The Mary Smokes Boys: Patrick Holland
I was once upbraided by a publisher (whose book I can’t have liked particularly much) for “caring about style”, a comment I’ve never really forgotten when it comes to the art of fiction. You go to a solicitor because they relieve you of the need to plough through legalese, you call a plumber to fix your leaking tap - is it such a strange leap to expect a novelist (to whom you grant your precious leisure time) to have a particularly good way with words?! Isn’t the style to a greater or lesser extent always one of the thrills of a superior work of fiction?
I thought of this when reading Patrick Holland’s beautiful, beautiful second novel. The Mary Smokes Boys is a tale that transports you through its realisation of place (“back of Brizzie” I guess they call it, for us Southerners that would be the South-East Queensland hinterland, not far from the fabled Glasshouse Mountains), and its genuinely affecting story of love (for brothers,sisters, mothers, fathers…).
And yes, for a language as pure and magical as I have read in a long time. Take chapter openings such as this: “They waited for the next new moon. At eleven a shredded blanket of cloud separated earth from stars. Wind thumped across the plain from the dry west”. Or this: “ The morning was crisp and clean and the country was tinged the colour of lemons”. We know and can picture this scene exactly - but it takes a Holland to describe it with such felicity, such poetry!

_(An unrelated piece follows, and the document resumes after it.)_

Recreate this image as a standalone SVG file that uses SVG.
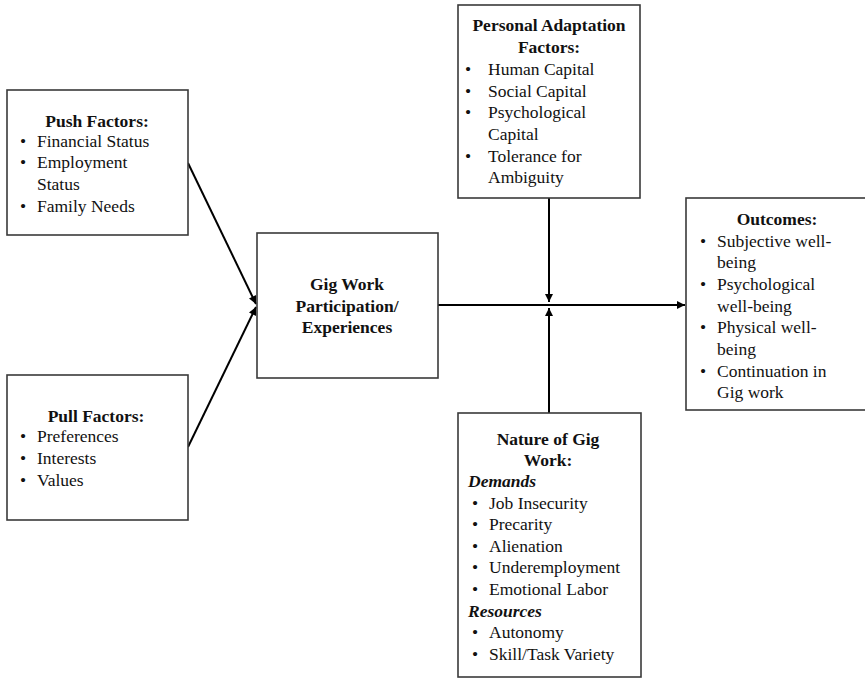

Grey North is a young man only 10 when his mother dies in childbirth. Her baby daughter survives the tragic event and is given her mother’s name in tribute: Irene. The bond between Grey and Irene is inseparable, and with a journeyman father (who is an alcoholic to boot), the siblings have by no means an easy childhood. They also inhabit a community which the wider society all but ignores - it’s just a pitstop on the Western Highway: blink and you miss it. As such, popular belief would have it that your chances in life here are pretty circumscribed…
The landscape though - for those open to acquire the knowledge - can and does confer identity and belonging, as it has for thousands of years to the aboriginal community in the region. One of the North’s neighbours in fact, Eccleston, is a boy of mixed blood - and it is his connection to the land which means that Grey soon joins in his rough'n'ready group that calls themselves the “Mary Smokes Boys”. Their adventures - normal adolescent larking-about as well as those of a darker, riskier hue, form the backbone of this novel.
There are echoes of Jon Bauer here in Holland’s ability to inhabit these wonderfully realised young characters, and I also thought of Chris Womersley’s The Low Road in that a sense of foreboding is never far away (as well as an unobtrusive but trenchant cultural critique going on in both books).
But Holland is out on his own when it comes to his descriptions of the flora and fauna of the region’s natural world. This surely stands as some of the best nature writing this country has produced. And his descriptions of breaking in horses, trapping foxes etc has an authenticity that only comes from someone clearly well-acquainted with all that it means to work on the land…
Finally, a larger theme Holland addresses is an existential one: namely what is the status of faith and hope in the vanishing world of country Australia (as our metropolises expand ever outwards, and small towns stay only barely viable)? The novel explores the attraction of the bush (symbolized in the novel as"the west"), where it is still so easy for the young “to play truant from the world”; but also the allure of the city (“the east”), also symbolized in the novel by Grey’s city girlfriend Vanessa), where meaning and purpose possibly reside. There are no easy resolutions on that score, of course, and the novel’s trajectory is as unsettling on this front as the issues it addresses appear intractable.
A major work then from a writer I had not known of before, but cannot help but think has a substantial career ahead of him!